How to trade the S&P/ASX 200
The ASX SPI 200 futures contract trades on the Australian Securities Exchange. The exchange code is “AP”. The notional contract value is determined by multiplying the current index value x A$25 (i.e. 10,000 x A$25 = 250,000). Futures can allow a trader to use a large amount of leverage, so understanding the leverage behind a position is important.
One of the drawbacks is the large margin requirements, which is why a smaller contract has been created. The smaller version of the ASX SPI 200 index is known as an ‘e-mini’ contract, available under the exchange code, “AM”. It has a multiplier of A$5, or 1/5 the size of the full-sized contract. (Notional contract value = A$5 x current price of the S&P/ASX 200). These are attractive due to the requirement for less margin and ability to adjust larger position sizes more precisely.

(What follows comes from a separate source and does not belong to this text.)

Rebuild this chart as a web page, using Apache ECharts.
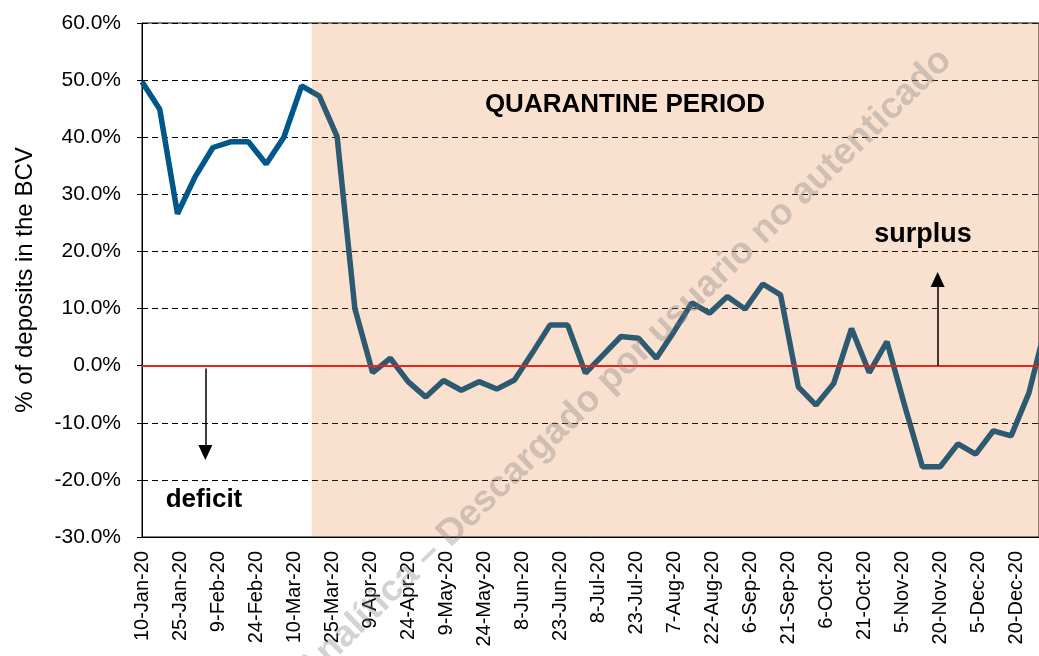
<!DOCTYPE html>
<html>
<head>
<meta charset="utf-8">
<script src="https://cdn.jsdelivr.net/npm/echarts@6/dist/echarts.min.js"></script>
<style>
	html, body { margin: 0; padding: 0; background: #fff; }
	#main { width: 1039px; height: 656px; }
</style>
</head>
<body>
<div id="main"></div>
<script>
// weekly observations (Fridays)
var dates = [
	'2020-01-10', '2020-01-17', '2020-01-24', '2020-01-31',
	'2020-02-07', '2020-02-14', '2020-02-21', '2020-02-28',
	'2020-03-06', '2020-03-13', '2020-03-20', '2020-03-27',
	'2020-04-03', '2020-04-10', '2020-04-17', '2020-04-24',
	'2020-05-01', '2020-05-08', '2020-05-15', '2020-05-22', '2020-05-29',
	'2020-06-05', '2020-06-12', '2020-06-19', '2020-06-26',
	'2020-07-03', '2020-07-10', '2020-07-17', '2020-07-24', '2020-07-31',
	'2020-08-07', '2020-08-14', '2020-08-21', '2020-08-28',
	'2020-09-04', '2020-09-11', '2020-09-18', '2020-09-25',
	'2020-10-02', '2020-10-09', '2020-10-16', '2020-10-23', '2020-10-30',
	'2020-11-06', '2020-11-13', '2020-11-20', '2020-11-27',
	'2020-12-04', '2020-12-11', '2020-12-18', '2020-12-25',
	'2021-01-01'
];
// % of deposits in the BCV
var deposits = [
	49.7, 44.9, 26.6, 33.1,
	38.2, 39.2, 39.2, 35.3,
	40.0, 49.0, 47.2, 40.1,
	10.0, -1.2, 1.3, -2.8,
	-5.5, -2.6, -4.3, -2.8, -4.1,
	-2.5, 2.2, 7.1, 7.1,
	-1.3, 1.9, 5.1, 4.8, 1.3,
	6.0, 11.0, 9.2, 12.1,
	9.9, 14.3, 12.4, -3.7,
	-6.9, -3.1, 6.5, -1.2, 4.2,
	-7.0, -17.7, -17.7, -13.7,
	-15.5, -11.4, -12.3, -4.8,
	7.5
];
// visible date range of the axis (picture is cut at the right)
var axisRange = ['2020-01-10', '2020-12-29'];
// quarantine period (shaded)
var quarantine = ['2020-03-17', '2020-12-29'];
// annotation arrows: [date, from %, to %]
var deficitArrow = ['2020-02-04', -0.5, -15.2];
var surplusArrow = ['2020-11-19', 0, 15.1];

var months = ['Jan', 'Feb', 'Mar', 'Apr', 'May', 'Jun', 'Jul', 'Aug', 'Sep', 'Oct', 'Nov', 'Dec'];
var base = Date.UTC(2020, 0, 10);
var font = '"Liberation Sans", Arial, sans-serif';

function dayOf(s) {
	return Math.round((Date.parse(s) - base) / 864e5);
}

function dayLabel(v) {
	var d = new Date(base + v * 864e5);
	return d.getUTCDate() + '-' + months[d.getUTCMonth()] + '-' + String(d.getUTCFullYear()).slice(2);
}

var lineData = [];
for (var i = 0; i < dates.length; i++) {
	lineData.push([dayOf(dates[i]), deposits[i]]);
}

var chart = echarts.init(document.getElementById('main'));

var option = {
	backgroundColor : '#fff',
	animation : false,
	grid : {
		left : 142,
		top : 23,
		bottom : 119,
		right : 0,
		show : true,
		borderColor : '#000',
		borderWidth : 1,
		backgroundColor : 'transparent'
	},
	xAxis : {
		type : 'value',
		min : dayOf(axisRange[0]),
		max : dayOf(axisRange[1]),
		interval : 15,
		axisLine : { show : true, onZero : false, lineStyle : { color : '#000', width : 1 } },
		axisTick : { show : false },
		splitLine : { show : false },
		axisLabel : {
			rotate : 90,
			margin : 14,
			fontSize : 20,
			fontFamily : font,
			color : '#000',
			showMaxLabel : false,
			formatter : dayLabel
		}
	},
	yAxis : {
		type : 'value',
		min : -30,
		max : 60,
		interval : 10,
		name : '% of deposits in the BCV',
		nameLocation : 'middle',
		nameGap : 105,
		nameTextStyle : { fontSize : 24, fontFamily : font, color : '#000' },
		axisLine : { show : true, lineStyle : { color : '#000', width : 1 } },
		axisTick : { show : true, length : 5, lineStyle : { color : '#000' } },
		splitLine : { show : true, lineStyle : { color : '#000', width : 1, type : [6, 4] } },
		axisLabel : {
			margin : 21,
			fontSize : 21,
			fontFamily : font,
			color : '#000',
			formatter : function(v) {
				return v.toFixed(1) + '%';
			}
		}
	},
	series : [ {
		name : 'deposits',
		type : 'line',
		z : 2,
		clip : true,
		data : lineData,
		showSymbol : false,
		lineStyle : { color : '#00578A', width : 5.5 },
		markLine : {
			silent : true,
			symbol : 'none',
			label : { show : false },
			lineStyle : { color : '#E2261C', width : 2, type : 'solid' },
			data : [ { yAxis : 0 } ]
		}
	}, {
		// translucent shade laid over the line for the quarantine weeks
		name : 'quarantine',
		type : 'line',
		z : 3,
		data : [],
		markArea : {
			silent : true,
			z : 4,
			itemStyle : { color : 'rgba(224,100,15,0.2)' },
			data : [ [ { xAxis : dayOf(quarantine[0]) }, { xAxis : dayOf(quarantine[1]) } ] ]
		}
	}, {
		name : 'arrows',
		type : 'line',
		z : 6,
		data : [],
		markLine : {
			silent : true,
			z : 6,
			symbol : [ 'none', 'triangle' ],
			symbolSize : [ 14, 15 ],
			label : { show : false },
			lineStyle : { color : '#000', width : 1.5, type : 'solid' },
			data : [
				[ { coord : [ dayOf(deficitArrow[0]), deficitArrow[1] ] }, { coord : [ dayOf(deficitArrow[0]), deficitArrow[2] ] } ],
				[ { coord : [ dayOf(surplusArrow[0]), surplusArrow[1] ] }, { coord : [ dayOf(surplusArrow[0]), surplusArrow[2] ] } ]
			]
		}
	} ],
	graphic : [ {
		type : 'text',
		z : 10,
		x : 625,
		y : 105,
		style : { text : 'QUARANTINE PERIOD', fontSize : 26, fontWeight : 'bold', fontFamily : font, fill : '#000', align : 'center', verticalAlign : 'middle' }
	}, {
		type : 'text',
		z : 10,
		x : 923,
		y : 235,
		style : { text : 'surplus', fontSize : 27, fontWeight : 'bold', fontFamily : font, fill : '#000', align : 'center', verticalAlign : 'middle' }
	}, {
		type : 'text',
		z : 10,
		x : 204,
		y : 500,
		style : { text : 'deficit', fontSize : 26, fontWeight : 'bold', fontFamily : font, fill : '#000', align : 'center', verticalAlign : 'middle' }
	}, {
		// watermark
		type : 'text',
		z : 9,
		x : 946,
		y : 55,
		rotation : 0.768,
		silent : true,
		style : { text : 'Analítica – Descargado por usuario no autenticado', fontSize : 37, fontWeight : 'bold', fontFamily : font, fill : 'rgba(120,120,120,0.33)', align : 'right', verticalAlign : 'middle' }
	} ]
};

chart.setOption(option);
</script>
</body>
</html>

There are four main expiration months – March, June, September, and December.
Exchange Traded Fund (ETF)
The S&P/ASX 200 can also be traded via the iShares Core S&P/ASX 200 ETF under the ticker symbol – IOZ – which trades on the ASX. It is designed to mimic the price movements of the S&P/ASX 200 index. It is an effective way to trade the Australian index due to its low expense ratio, availability to investors of all size, and its deep liquidity.

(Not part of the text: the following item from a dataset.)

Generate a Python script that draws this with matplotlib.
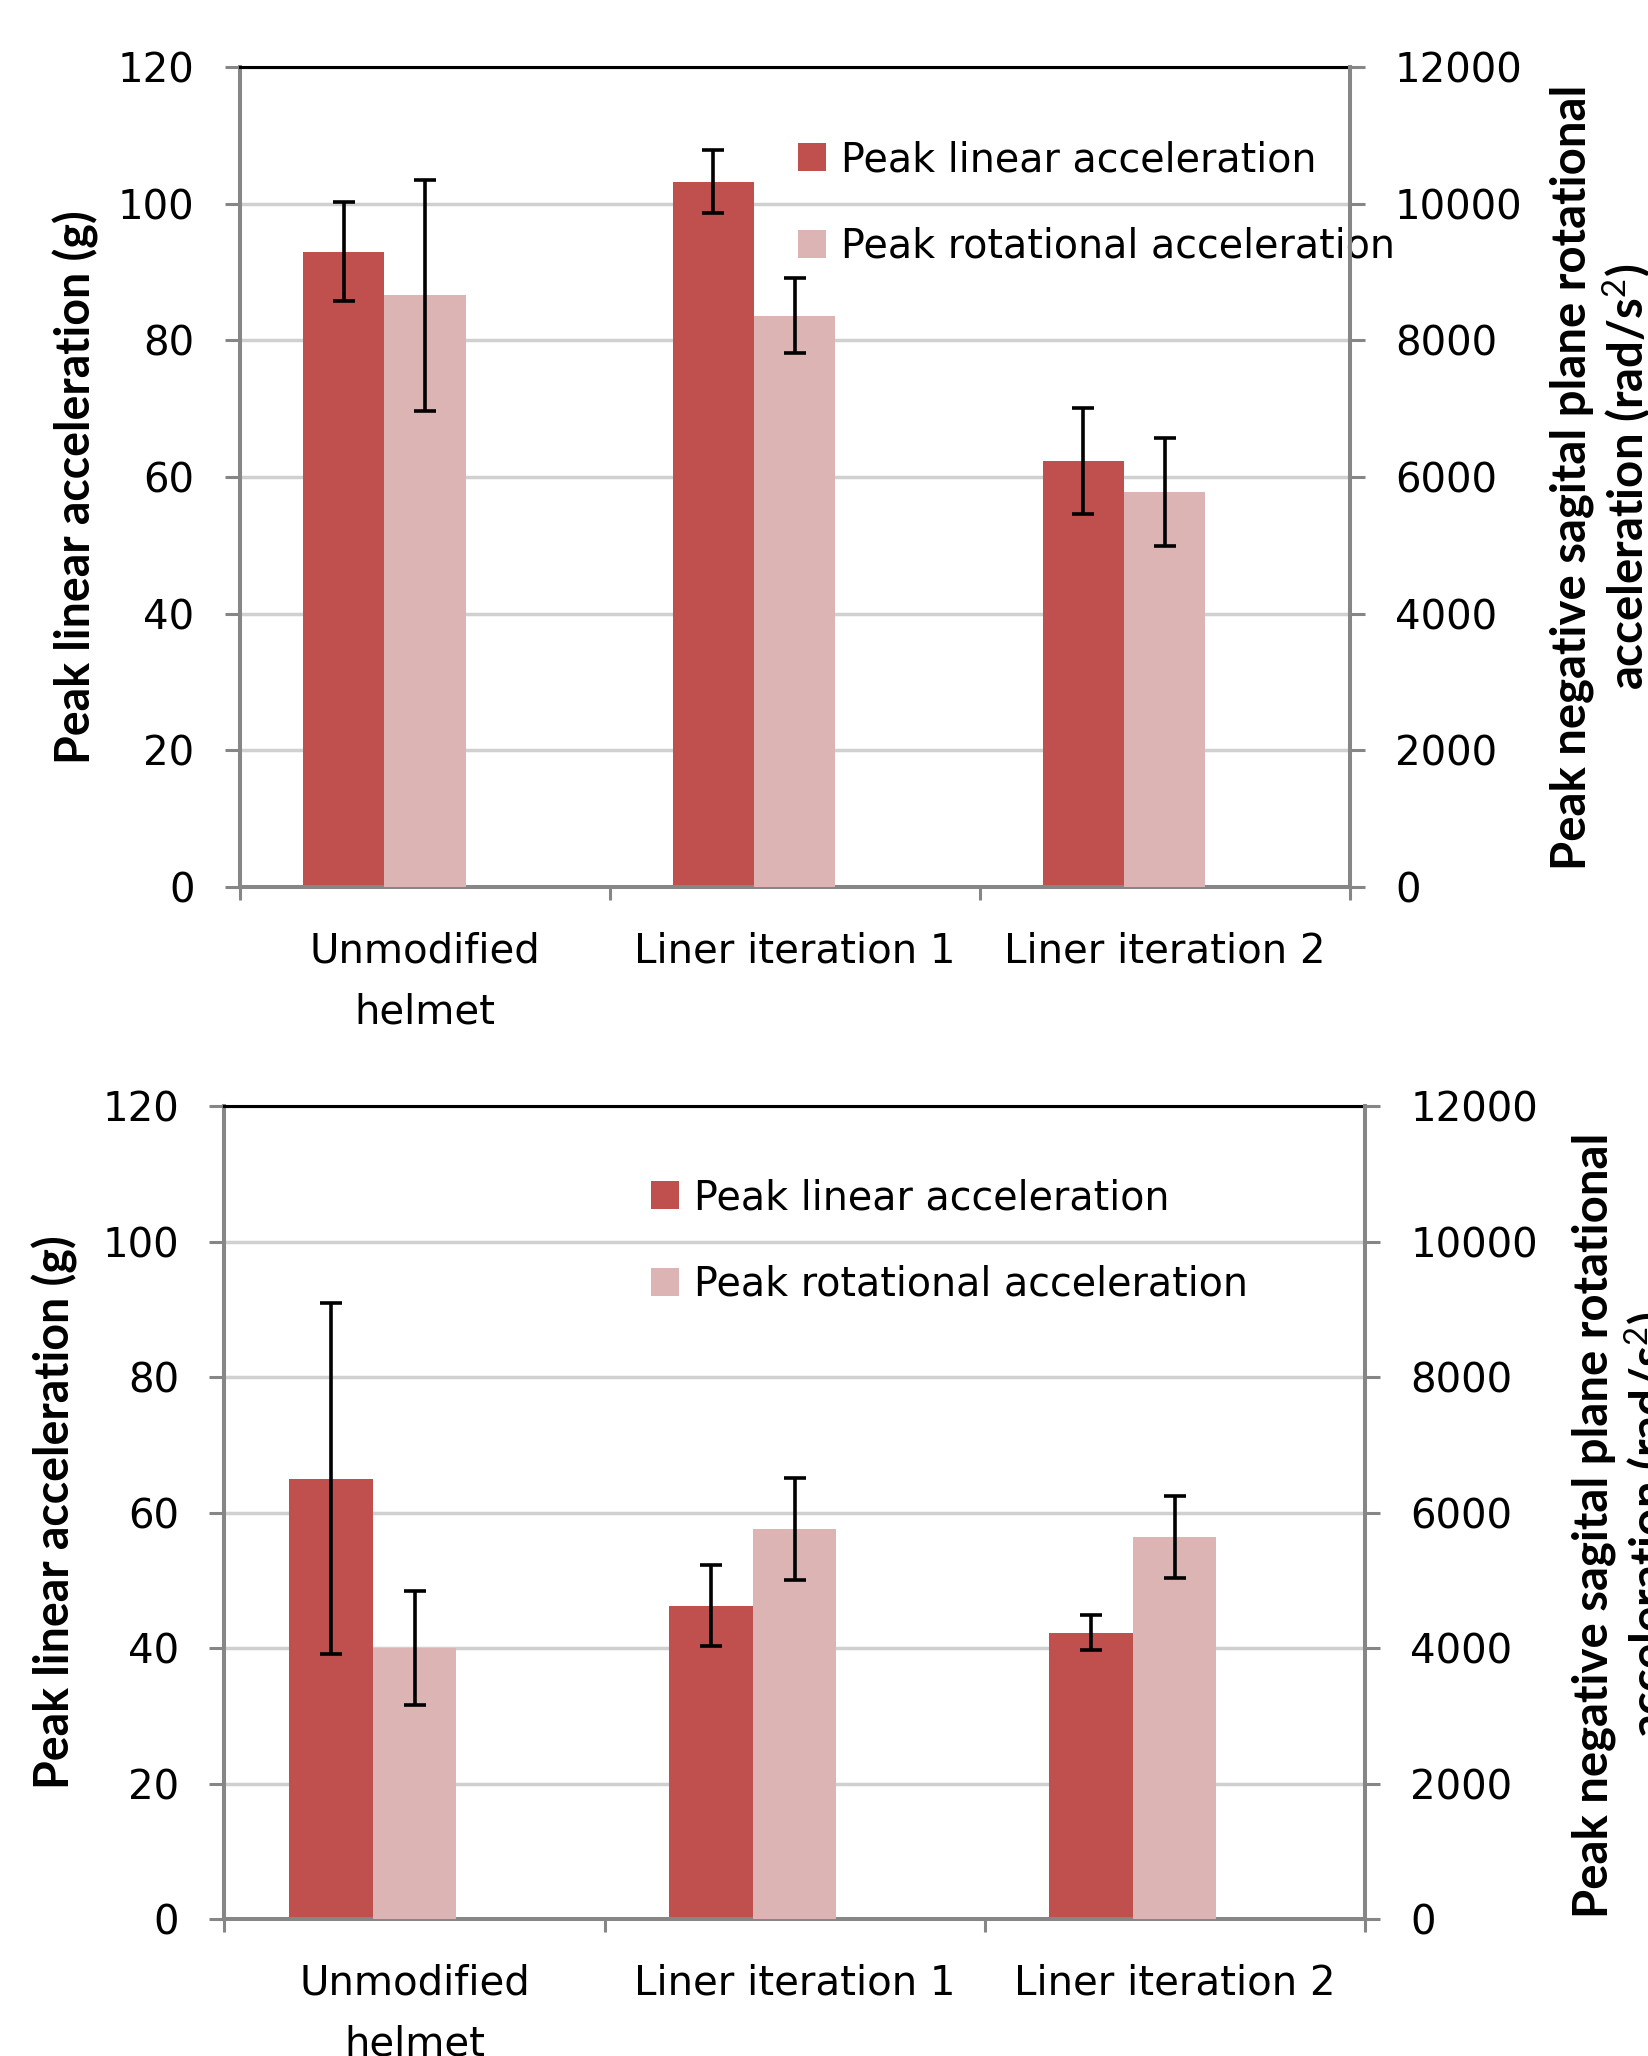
import matplotlib
matplotlib.use("Agg")
import matplotlib.pyplot as plt
from matplotlib.patches import Patch
import numpy as np

# ---------------- data ----------------
categories = ["Unmodified\nhelmet", "Liner iteration 1", "Liner iteration 2"]

top_linear = [93.0, 103.2, 62.3]
top_linear_err = [7.2, 4.6, 7.75]
top_rot = [8660, 8360, 5780]
top_rot_err = [1690, 545, 785]

bot_linear = [65.0, 46.3, 42.3]
bot_linear_err = [25.9, 6.0, 2.6]
bot_rot = [4000, 5760, 5640]
bot_rot_err = [840, 750, 600]

left_ticks = [0, 20, 40, 60, 80, 100, 120]
right_ticks = [0, 2000, 4000, 6000, 8000, 10000, 12000]

legend_labels = ["Peak linear acceleration", "Peak rotational acceleration"]
left_title = "Peak linear acceleration (g)"
right_title = "Peak negative sagital plane rotational\nacceleration (rad/s$^2$)"

# ---------------- style ----------------
W, H, DPI = 1649, 2056, 100
DARK = "#C0504D"
LIGHT = "#DDB4B4"
GRID = "#D0D0D0"
SPINE = "#868686"
TICKFONT = "DejaVu Sans"
TITLEFONT = "Lato"
FS = 29
LFS = 28.5
TFS = 33.5

plt.rcParams["font.family"] = [TICKFONT]
plt.rcParams["mathtext.fontset"] = "custom"
plt.rcParams["mathtext.rm"] = TITLEFONT
plt.rcParams["mathtext.bf"] = TITLEFONT + ":bold"

fig = plt.figure(figsize=(W / DPI, H / DPI), dpi=DPI)
fig.patch.set_facecolor("white")


def px(x0, y0, x1, y1):
    return [x0 / W, 1 - y1 / H, (x1 - x0) / W, (y1 - y0) / H]


def make_panel(rect, lin, lin_err, rot, rot_err, legend_xy, ltitle_xy, rtitle_xy):
    ax = fig.add_axes(rect)
    ax2 = ax.twinx()
    x = np.arange(len(categories))
    bw = 0.22
    ax.bar(x - bw, lin, width=bw, color=DARK, zorder=2)
    ax.errorbar(x - bw, lin, yerr=lin_err, fmt="none", ecolor="black",
                elinewidth=2.6, capsize=8, capthick=2.6, zorder=3)
    ax2.bar(x, rot, width=bw, color=LIGHT, zorder=2)
    ax2.errorbar(x, rot, yerr=rot_err, fmt="none", ecolor="black",
                 elinewidth=2.6, capsize=8, capthick=2.6, zorder=3)

    ax.set_xlim(-0.5, len(categories) - 0.5)
    ax.set_ylim(0, 120)
    ax2.set_ylim(0, 12000)
    ax.set_yticks(left_ticks)
    ax2.set_yticks(right_ticks)
    ax.set_yticklabels([str(v) for v in left_ticks], fontsize=FS, family=TICKFONT)
    ax2.set_yticklabels([str(v) for v in right_ticks], fontsize=FS, family=TICKFONT)

    ax.set_xticks(np.arange(len(categories) + 1) - 0.5)
    ax.set_xticklabels([])
    ax.set_xticks(x, minor=True)
    ax.set_xticklabels(categories, minor=True, fontsize=FS, family=TICKFONT,
                       linespacing=1.68)
    ax.tick_params(axis="x", which="major", direction="out", length=9.4,
                   width=2.2, color=SPINE)
    ax.tick_params(axis="x", which="minor", length=0, pad=32)
    ax.tick_params(axis="y", direction="out", length=10.8, width=2.2,
                   color=SPINE, pad=22)
    ax2.tick_params(axis="y", direction="out", length=10.8, width=2.2,
                    color=SPINE, pad=22)

    ax.set_axisbelow(True)
    ax.yaxis.grid(True, color=GRID, linewidth=2.5)

    for s in ["left", "bottom"]:
        ax.spines[s].set_color(SPINE)
        ax.spines[s].set_linewidth(2.9)
    ax.spines["right"].set_visible(False)
    ax.spines["top"].set_color("black")
    ax.spines["top"].set_linewidth(2.2)
    for s in ["left", "bottom", "top"]:
        ax2.spines[s].set_visible(False)
    ax2.spines["right"].set_color(SPINE)
    ax2.spines["right"].set_linewidth(2.9)

    handles = [Patch(facecolor=DARK, edgecolor="none"),
               Patch(facecolor=LIGHT, edgecolor="none")]
    leg = ax2.legend(handles, legend_labels, loc="upper left",
                     bbox_to_anchor=(legend_xy[0] / W, 1 - legend_xy[1] / H),
                     bbox_transform=fig.transFigure, frameon=False,
                     prop={"family": TICKFONT, "size": LFS},
                     handlelength=0.7, handleheight=0.72, handletextpad=0.38,
                     labelspacing=1.18, borderpad=0, borderaxespad=0)
    leg.set_zorder(2)

    fig.text(ltitle_xy[0] / W, 1 - ltitle_xy[1] / H, left_title, rotation=90,
             ha="center", va="center", fontsize=TFS, fontweight="bold",
             family=TITLEFONT)
    fig.text(rtitle_xy[0] / W, 1 - rtitle_xy[1] / H, right_title, rotation=90,
             ha="center", va="center", fontsize=TFS + 0.5, fontweight="bold",
             family=TITLEFONT, multialignment="center", linespacing=1.15)
    return ax, ax2


make_panel(px(240, 67, 1349.5, 887), top_linear, top_linear_err, top_rot,
           top_rot_err, legend_xy=(798, 140), ltitle_xy=(76, 487),
           rtitle_xy=(1602, 477))
make_panel(px(224.5, 1106, 1364.7, 1919.4), bot_linear, bot_linear_err, bot_rot,
           bot_rot_err, legend_xy=(651.5, 1178), ltitle_xy=(55, 1512),
           rtitle_xy=(1624, 1525))

fig.savefig("out.png", dpi=DPI, facecolor="white")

Options are available for both futures and the ETF on the ASX. It is suggested that one familiarize themselves with how options work before trading them. This is one of the least capital intensive ways to trade the ASX 200, as options premiums are only a fraction of the cost of the underlying market. Traders can use options as a hedge or to speculate on the direction of the index, both up and down.

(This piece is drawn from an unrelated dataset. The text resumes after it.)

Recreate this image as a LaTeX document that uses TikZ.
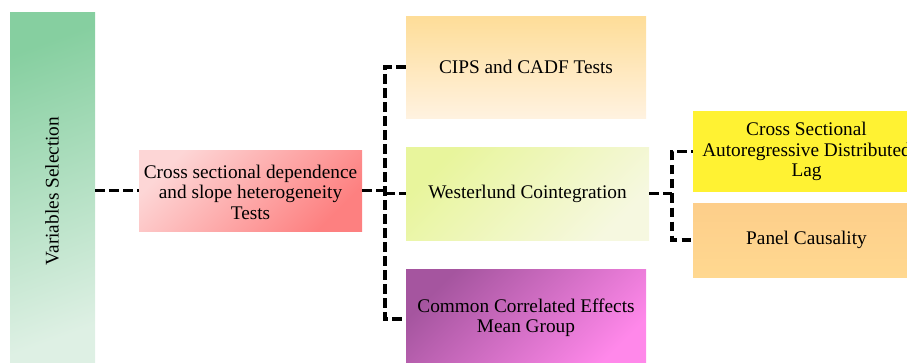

Contract for Difference (CFD)
This instrument was designed with the small trader or investor in mind. CFDs are constructed with futures contracts, but made into smaller contracts which require significantly less margin than futures contracts. Just like futures, these trade nearly 24-hours a day, 5-days a week. Most traders in the world outside of the United States have access to a broker who offers CFDs. These can be traded in both directions, long and short.
What impacts the ASX 200?
The Australian economy is significantly impacted by its reliance on exporting raw materials to China, thus making the Chinese economy an important driver to the index’s second largest sector, materials. The state of the financial segment of the economy is very important due to the size of the banks included in the ASX.
The S&P/ASX 200 is a broad-based index, but is still controlled by a few large stocks and sectors due to market capitalization. There are 49 stocks in the financial sector which account for over 40% of index weighting. Of that 40%, the top four components of the ASX 200 are financial stocks totaling approximately 24% of the entire index. The materials sector is second at over 14%, while industrials and healthcare account for about 8% each, and consumer staples and consumer discretionary stocks are about 6% each. The top 15 stocks account for approximately 50% of the total weighting. (data as of September 2016).
Changes in monetary policy by the Reserve Bank of Australia (i.e. interest rate adjustments) have an impact on investor sentiment and market performance similarly to how monetary policy stance affects other large global economies and stock markets.